-- Start --
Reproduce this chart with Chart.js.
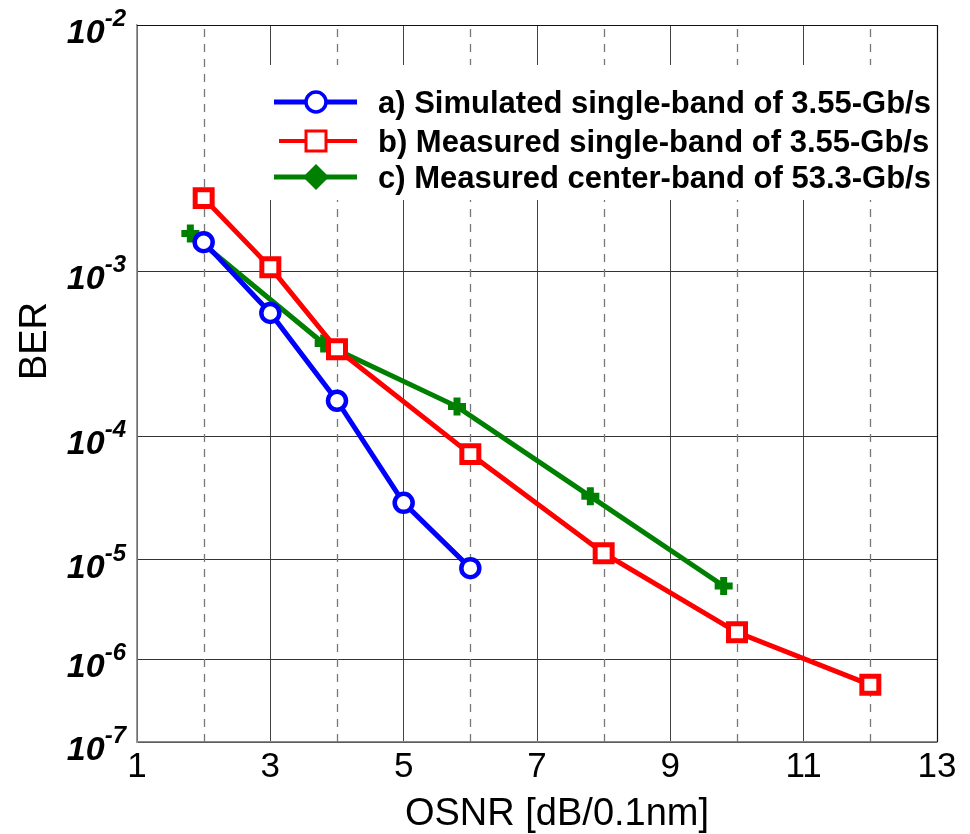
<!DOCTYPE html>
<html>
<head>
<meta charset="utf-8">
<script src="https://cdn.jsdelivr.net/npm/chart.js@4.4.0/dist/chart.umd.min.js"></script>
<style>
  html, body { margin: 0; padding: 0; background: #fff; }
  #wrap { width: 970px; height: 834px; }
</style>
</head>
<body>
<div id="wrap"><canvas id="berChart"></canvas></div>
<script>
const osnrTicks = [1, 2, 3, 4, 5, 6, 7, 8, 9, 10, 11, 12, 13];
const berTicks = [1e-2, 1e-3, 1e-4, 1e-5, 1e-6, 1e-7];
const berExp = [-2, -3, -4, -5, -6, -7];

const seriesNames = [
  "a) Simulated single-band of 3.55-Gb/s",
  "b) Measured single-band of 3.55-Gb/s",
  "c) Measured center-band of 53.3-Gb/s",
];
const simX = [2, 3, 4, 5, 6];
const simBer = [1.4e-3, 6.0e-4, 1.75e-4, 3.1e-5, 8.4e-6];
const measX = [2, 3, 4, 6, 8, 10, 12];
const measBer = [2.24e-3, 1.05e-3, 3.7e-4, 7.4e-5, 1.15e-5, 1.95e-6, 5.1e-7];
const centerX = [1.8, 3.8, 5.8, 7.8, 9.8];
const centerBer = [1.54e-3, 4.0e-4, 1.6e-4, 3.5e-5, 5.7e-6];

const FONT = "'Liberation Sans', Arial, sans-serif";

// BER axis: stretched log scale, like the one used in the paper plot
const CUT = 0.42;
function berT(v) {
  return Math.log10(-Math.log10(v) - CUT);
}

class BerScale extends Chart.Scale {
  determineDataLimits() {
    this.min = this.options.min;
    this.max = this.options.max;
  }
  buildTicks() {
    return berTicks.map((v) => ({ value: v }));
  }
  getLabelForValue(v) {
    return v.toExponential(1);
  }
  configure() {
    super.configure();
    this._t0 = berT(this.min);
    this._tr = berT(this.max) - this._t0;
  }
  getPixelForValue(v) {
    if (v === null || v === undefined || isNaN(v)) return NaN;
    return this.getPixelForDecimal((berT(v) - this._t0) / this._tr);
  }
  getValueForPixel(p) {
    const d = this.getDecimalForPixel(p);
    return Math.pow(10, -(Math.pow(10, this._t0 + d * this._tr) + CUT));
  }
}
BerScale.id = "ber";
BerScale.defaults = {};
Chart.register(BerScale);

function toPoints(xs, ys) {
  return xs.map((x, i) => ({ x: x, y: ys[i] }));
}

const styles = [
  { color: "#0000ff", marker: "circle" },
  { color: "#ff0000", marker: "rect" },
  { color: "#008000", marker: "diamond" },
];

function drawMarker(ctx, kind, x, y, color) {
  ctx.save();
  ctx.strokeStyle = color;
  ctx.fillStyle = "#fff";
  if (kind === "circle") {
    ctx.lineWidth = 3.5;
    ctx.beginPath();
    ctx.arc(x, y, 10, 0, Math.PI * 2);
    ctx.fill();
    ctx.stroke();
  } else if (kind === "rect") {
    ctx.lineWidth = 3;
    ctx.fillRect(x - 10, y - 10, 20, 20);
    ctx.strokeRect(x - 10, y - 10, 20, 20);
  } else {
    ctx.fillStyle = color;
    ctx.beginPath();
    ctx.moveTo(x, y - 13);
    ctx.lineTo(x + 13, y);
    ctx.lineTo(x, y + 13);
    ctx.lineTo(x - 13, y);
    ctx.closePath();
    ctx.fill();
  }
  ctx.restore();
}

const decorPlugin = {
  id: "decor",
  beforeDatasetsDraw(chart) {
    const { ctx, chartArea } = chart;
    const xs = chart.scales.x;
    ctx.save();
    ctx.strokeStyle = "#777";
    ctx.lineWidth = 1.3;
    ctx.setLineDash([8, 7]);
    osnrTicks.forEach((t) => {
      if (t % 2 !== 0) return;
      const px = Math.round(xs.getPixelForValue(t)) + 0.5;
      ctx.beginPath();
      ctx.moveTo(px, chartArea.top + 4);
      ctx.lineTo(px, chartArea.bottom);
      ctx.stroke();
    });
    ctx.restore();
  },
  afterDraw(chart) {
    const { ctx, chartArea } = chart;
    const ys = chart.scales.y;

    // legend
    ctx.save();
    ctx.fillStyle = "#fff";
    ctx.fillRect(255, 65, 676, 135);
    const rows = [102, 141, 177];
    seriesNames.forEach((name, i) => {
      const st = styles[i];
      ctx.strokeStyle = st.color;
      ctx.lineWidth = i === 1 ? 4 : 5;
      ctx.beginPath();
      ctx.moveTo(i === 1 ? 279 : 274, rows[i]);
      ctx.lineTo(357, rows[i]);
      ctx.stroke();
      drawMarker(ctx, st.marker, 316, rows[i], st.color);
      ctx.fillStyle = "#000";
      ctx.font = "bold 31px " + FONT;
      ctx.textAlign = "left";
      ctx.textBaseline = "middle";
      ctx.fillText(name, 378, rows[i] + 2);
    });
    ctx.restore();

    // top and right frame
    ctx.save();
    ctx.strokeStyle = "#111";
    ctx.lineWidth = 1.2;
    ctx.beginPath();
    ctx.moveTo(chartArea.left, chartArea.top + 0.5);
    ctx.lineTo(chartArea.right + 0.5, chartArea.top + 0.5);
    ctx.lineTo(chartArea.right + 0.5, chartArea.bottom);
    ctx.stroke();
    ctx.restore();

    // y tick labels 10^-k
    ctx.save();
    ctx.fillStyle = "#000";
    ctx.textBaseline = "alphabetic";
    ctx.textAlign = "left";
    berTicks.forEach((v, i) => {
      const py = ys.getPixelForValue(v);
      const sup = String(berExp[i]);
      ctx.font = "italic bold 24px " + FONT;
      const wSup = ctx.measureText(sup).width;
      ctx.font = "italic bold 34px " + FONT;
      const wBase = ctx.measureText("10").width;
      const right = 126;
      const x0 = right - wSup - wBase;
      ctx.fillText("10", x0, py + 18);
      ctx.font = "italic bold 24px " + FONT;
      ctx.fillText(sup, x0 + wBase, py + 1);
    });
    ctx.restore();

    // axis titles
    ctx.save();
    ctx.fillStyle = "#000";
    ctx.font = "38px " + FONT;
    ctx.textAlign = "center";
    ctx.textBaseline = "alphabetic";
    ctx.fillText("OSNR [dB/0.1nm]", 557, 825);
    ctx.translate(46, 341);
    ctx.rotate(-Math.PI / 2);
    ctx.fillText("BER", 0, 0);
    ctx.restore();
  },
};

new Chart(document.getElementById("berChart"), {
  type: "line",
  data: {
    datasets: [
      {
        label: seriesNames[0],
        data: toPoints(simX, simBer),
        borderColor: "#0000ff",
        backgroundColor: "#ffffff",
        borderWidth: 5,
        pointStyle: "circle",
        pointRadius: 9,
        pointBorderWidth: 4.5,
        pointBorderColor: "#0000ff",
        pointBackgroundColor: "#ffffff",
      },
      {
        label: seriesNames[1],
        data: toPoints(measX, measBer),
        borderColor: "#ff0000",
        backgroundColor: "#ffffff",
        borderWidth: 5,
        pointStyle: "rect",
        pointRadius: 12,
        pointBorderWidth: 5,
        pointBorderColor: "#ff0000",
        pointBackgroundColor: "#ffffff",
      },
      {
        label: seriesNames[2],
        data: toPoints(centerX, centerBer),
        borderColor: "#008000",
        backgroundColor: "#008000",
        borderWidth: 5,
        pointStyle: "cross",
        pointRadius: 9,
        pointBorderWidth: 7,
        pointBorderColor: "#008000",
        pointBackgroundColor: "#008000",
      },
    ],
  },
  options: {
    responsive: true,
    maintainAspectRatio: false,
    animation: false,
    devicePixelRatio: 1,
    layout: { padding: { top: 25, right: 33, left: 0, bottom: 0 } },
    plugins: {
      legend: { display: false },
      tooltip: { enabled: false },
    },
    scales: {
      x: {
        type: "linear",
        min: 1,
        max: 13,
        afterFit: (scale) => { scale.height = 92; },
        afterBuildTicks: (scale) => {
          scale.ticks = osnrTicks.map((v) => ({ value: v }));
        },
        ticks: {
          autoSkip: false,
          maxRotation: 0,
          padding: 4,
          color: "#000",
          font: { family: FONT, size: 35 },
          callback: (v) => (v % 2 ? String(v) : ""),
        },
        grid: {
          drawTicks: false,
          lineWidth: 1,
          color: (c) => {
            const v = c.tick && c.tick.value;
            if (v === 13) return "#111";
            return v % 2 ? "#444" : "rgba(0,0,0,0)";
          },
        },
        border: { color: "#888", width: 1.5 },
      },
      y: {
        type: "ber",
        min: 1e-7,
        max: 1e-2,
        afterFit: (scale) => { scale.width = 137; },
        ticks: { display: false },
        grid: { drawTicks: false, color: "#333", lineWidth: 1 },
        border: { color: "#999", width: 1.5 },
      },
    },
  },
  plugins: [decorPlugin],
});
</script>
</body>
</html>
-- End --
-- Start --
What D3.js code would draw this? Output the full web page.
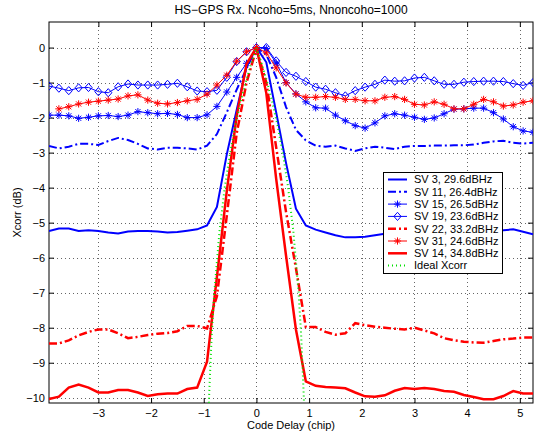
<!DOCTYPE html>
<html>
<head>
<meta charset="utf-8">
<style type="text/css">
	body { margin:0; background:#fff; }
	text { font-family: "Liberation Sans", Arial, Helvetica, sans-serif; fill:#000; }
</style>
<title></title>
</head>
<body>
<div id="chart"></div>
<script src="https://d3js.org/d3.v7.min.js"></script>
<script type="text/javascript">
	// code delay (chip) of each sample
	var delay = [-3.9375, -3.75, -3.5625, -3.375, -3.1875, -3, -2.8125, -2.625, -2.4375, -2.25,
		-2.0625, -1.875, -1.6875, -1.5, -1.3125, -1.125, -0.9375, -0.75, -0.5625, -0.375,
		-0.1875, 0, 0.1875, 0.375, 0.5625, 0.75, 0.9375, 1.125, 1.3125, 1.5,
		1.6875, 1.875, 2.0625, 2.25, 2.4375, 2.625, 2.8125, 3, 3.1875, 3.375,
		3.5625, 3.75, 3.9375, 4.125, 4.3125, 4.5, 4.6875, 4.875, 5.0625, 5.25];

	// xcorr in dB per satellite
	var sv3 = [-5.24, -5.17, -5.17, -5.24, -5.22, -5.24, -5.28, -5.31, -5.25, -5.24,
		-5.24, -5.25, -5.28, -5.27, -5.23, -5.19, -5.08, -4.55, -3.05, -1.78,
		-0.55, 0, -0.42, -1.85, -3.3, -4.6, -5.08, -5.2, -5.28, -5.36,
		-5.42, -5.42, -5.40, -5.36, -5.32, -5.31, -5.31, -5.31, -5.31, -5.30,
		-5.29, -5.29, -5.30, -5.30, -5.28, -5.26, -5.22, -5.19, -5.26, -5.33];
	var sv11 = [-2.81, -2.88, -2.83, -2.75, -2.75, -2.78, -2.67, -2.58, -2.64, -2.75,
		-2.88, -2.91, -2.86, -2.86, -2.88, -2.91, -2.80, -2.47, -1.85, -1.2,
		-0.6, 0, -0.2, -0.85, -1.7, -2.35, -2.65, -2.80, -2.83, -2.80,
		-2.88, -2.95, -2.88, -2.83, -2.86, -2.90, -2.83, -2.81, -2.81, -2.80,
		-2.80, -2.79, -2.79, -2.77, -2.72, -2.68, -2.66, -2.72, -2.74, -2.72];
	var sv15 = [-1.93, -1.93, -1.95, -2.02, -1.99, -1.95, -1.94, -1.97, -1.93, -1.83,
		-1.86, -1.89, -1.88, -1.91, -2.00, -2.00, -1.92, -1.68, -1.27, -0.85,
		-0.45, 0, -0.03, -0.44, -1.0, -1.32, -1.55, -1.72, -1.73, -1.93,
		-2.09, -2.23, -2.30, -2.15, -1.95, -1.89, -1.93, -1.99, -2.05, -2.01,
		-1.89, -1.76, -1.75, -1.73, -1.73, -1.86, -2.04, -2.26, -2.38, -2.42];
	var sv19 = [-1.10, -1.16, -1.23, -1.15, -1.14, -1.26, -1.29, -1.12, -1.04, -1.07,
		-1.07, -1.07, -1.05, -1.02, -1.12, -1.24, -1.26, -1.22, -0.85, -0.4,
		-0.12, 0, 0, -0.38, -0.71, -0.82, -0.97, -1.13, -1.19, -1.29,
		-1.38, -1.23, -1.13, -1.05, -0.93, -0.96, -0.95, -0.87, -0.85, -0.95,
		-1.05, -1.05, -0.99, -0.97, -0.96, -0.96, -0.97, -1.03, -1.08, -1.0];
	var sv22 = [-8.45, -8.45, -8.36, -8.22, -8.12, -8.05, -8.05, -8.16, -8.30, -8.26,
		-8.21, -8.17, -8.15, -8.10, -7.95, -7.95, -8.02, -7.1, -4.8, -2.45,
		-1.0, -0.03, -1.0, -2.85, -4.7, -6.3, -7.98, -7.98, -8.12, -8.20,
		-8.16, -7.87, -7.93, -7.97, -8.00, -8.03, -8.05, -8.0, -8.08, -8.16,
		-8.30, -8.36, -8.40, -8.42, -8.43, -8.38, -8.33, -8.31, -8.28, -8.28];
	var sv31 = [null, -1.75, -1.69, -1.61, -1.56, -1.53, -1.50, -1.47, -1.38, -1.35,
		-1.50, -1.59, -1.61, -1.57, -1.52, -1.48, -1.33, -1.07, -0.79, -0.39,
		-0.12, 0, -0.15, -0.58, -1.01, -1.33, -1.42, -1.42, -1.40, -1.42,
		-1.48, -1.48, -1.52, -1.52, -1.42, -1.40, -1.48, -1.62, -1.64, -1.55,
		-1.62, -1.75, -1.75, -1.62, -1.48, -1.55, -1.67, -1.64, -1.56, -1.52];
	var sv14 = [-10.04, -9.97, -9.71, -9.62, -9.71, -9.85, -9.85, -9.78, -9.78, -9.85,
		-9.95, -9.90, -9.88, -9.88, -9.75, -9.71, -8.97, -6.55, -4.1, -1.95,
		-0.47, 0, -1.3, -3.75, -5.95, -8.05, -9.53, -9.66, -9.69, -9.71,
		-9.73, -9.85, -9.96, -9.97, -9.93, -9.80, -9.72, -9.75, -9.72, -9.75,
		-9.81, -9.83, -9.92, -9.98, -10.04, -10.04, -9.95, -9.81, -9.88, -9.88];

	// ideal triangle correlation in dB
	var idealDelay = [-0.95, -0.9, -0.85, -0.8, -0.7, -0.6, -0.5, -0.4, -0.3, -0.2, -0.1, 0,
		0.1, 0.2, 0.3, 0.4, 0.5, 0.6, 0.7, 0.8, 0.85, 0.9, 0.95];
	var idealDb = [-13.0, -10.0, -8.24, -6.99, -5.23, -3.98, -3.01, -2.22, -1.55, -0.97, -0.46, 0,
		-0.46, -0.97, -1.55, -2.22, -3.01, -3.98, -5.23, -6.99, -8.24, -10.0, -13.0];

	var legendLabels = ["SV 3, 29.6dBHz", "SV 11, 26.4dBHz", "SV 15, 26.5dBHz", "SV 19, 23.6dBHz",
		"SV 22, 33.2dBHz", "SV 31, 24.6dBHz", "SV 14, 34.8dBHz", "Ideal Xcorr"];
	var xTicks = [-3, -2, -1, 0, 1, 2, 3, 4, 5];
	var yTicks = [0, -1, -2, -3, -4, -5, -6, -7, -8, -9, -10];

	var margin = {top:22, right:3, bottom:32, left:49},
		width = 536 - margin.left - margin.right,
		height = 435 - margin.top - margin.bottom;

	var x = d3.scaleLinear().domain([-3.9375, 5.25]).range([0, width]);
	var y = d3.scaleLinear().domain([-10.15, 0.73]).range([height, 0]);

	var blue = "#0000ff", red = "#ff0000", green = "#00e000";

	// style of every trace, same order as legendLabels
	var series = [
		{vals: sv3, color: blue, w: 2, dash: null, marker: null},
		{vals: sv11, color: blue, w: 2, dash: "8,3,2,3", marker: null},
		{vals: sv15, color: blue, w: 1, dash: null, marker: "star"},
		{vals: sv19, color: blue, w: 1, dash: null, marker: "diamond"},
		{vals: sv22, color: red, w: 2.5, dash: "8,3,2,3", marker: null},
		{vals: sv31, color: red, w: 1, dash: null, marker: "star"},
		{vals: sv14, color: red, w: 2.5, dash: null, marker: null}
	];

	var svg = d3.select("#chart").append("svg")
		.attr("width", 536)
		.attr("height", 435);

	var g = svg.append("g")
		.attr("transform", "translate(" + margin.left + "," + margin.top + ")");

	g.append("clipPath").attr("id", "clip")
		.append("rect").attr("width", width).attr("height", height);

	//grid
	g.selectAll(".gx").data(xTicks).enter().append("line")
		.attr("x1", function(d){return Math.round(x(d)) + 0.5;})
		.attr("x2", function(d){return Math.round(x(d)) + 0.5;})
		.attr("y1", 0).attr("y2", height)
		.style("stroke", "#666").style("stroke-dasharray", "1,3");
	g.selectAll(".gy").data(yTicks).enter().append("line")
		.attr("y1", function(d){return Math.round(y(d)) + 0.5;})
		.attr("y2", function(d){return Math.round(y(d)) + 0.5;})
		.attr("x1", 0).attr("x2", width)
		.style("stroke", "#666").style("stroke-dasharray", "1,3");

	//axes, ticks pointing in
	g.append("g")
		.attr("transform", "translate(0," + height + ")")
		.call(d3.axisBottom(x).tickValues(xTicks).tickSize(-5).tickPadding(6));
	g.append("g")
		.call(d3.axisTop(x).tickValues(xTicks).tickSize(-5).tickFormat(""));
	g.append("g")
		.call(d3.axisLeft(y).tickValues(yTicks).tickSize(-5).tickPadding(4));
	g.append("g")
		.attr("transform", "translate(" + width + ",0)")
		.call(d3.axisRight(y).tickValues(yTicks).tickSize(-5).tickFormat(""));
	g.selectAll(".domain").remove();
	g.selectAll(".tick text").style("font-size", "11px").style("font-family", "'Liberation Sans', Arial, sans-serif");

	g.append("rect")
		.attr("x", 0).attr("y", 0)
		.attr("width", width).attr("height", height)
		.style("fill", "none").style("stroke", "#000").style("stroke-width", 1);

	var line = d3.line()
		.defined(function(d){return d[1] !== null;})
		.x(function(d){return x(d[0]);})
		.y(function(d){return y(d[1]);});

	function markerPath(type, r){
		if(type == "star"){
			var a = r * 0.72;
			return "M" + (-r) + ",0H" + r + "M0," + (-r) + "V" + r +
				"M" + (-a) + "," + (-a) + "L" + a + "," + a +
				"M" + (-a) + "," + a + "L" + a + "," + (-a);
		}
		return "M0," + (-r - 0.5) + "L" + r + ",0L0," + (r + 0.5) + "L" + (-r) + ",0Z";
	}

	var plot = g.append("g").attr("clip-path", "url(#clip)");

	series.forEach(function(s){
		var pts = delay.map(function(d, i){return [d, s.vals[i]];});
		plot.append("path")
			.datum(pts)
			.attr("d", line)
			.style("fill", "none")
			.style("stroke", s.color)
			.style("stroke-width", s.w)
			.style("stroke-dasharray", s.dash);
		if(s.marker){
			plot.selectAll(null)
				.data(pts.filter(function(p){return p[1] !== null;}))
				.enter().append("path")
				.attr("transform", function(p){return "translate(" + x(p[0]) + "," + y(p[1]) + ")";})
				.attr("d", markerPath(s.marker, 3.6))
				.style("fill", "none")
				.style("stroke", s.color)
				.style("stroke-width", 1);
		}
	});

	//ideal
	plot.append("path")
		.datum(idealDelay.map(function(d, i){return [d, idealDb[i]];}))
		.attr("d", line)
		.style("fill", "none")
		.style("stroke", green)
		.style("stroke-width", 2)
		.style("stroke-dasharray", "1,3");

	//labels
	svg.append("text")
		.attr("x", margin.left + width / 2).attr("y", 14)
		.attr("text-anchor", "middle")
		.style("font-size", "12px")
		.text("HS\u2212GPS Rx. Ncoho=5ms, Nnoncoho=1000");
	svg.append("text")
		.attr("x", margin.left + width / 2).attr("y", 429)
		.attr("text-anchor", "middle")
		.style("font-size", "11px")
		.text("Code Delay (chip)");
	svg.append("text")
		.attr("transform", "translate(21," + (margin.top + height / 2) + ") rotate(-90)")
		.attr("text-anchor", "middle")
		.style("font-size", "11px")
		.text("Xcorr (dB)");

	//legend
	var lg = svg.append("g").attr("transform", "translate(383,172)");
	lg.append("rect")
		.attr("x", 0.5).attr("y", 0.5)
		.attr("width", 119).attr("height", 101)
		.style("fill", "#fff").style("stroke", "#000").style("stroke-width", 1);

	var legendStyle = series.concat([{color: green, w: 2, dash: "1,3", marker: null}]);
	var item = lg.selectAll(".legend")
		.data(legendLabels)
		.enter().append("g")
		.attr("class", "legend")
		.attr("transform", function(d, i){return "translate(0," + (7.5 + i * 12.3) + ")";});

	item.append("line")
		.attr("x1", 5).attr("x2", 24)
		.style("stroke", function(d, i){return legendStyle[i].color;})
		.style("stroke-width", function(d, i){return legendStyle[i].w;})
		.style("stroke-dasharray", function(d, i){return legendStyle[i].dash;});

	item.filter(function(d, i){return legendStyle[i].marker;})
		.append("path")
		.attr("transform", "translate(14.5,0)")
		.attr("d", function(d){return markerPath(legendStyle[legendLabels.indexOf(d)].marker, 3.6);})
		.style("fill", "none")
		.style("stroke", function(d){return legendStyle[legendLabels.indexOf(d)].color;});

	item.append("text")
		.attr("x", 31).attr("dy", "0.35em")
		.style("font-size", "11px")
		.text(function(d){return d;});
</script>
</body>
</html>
-- End --
Going back to the data above, write out everything from the line with "Reproduce this chart with Chart.js." down to the line with "const centerBer = [1.54e-3, 4.0e-4, 1.6e-4, 3.5e-5, 5.7e-6];", both included, leaving every picture out.

**WRITTEN REPLY**
Reproduce this chart with Chart.js.
<!DOCTYPE html>
<html>
<head>
<meta charset="utf-8">
<script src="https://cdn.jsdelivr.net/npm/chart.js@4.4.0/dist/chart.umd.min.js"></script>
<style>
  html, body { margin: 0; padding: 0; background: #fff; }
  #wrap { width: 970px; height: 834px; }
</style>
</head>
<body>
<div id="wrap"><canvas id="berChart"></canvas></div>
<script>
const osnrTicks = [1, 2, 3, 4, 5, 6, 7, 8, 9, 10, 11, 12, 13];
const berTicks = [1e-2, 1e-3, 1e-4, 1e-5, 1e-6, 1e-7];
const berExp = [-2, -3, -4, -5, -6, -7];

const seriesNames = [
  "a) Simulated single-band of 3.55-Gb/s",
  "b) Measured single-band of 3.55-Gb/s",
  "c) Measured center-band of 53.3-Gb/s",
];
const simX = [2, 3, 4, 5, 6];
const simBer = [1.4e-3, 6.0e-4, 1.75e-4, 3.1e-5, 8.4e-6];
const measX = [2, 3, 4, 6, 8, 10, 12];
const measBer = [2.24e-3, 1.05e-3, 3.7e-4, 7.4e-5, 1.15e-5, 1.95e-6, 5.1e-7];
const centerX = [1.8, 3.8, 5.8, 7.8, 9.8];
const centerBer = [1.54e-3, 4.0e-4, 1.6e-4, 3.5e-5, 5.7e-6];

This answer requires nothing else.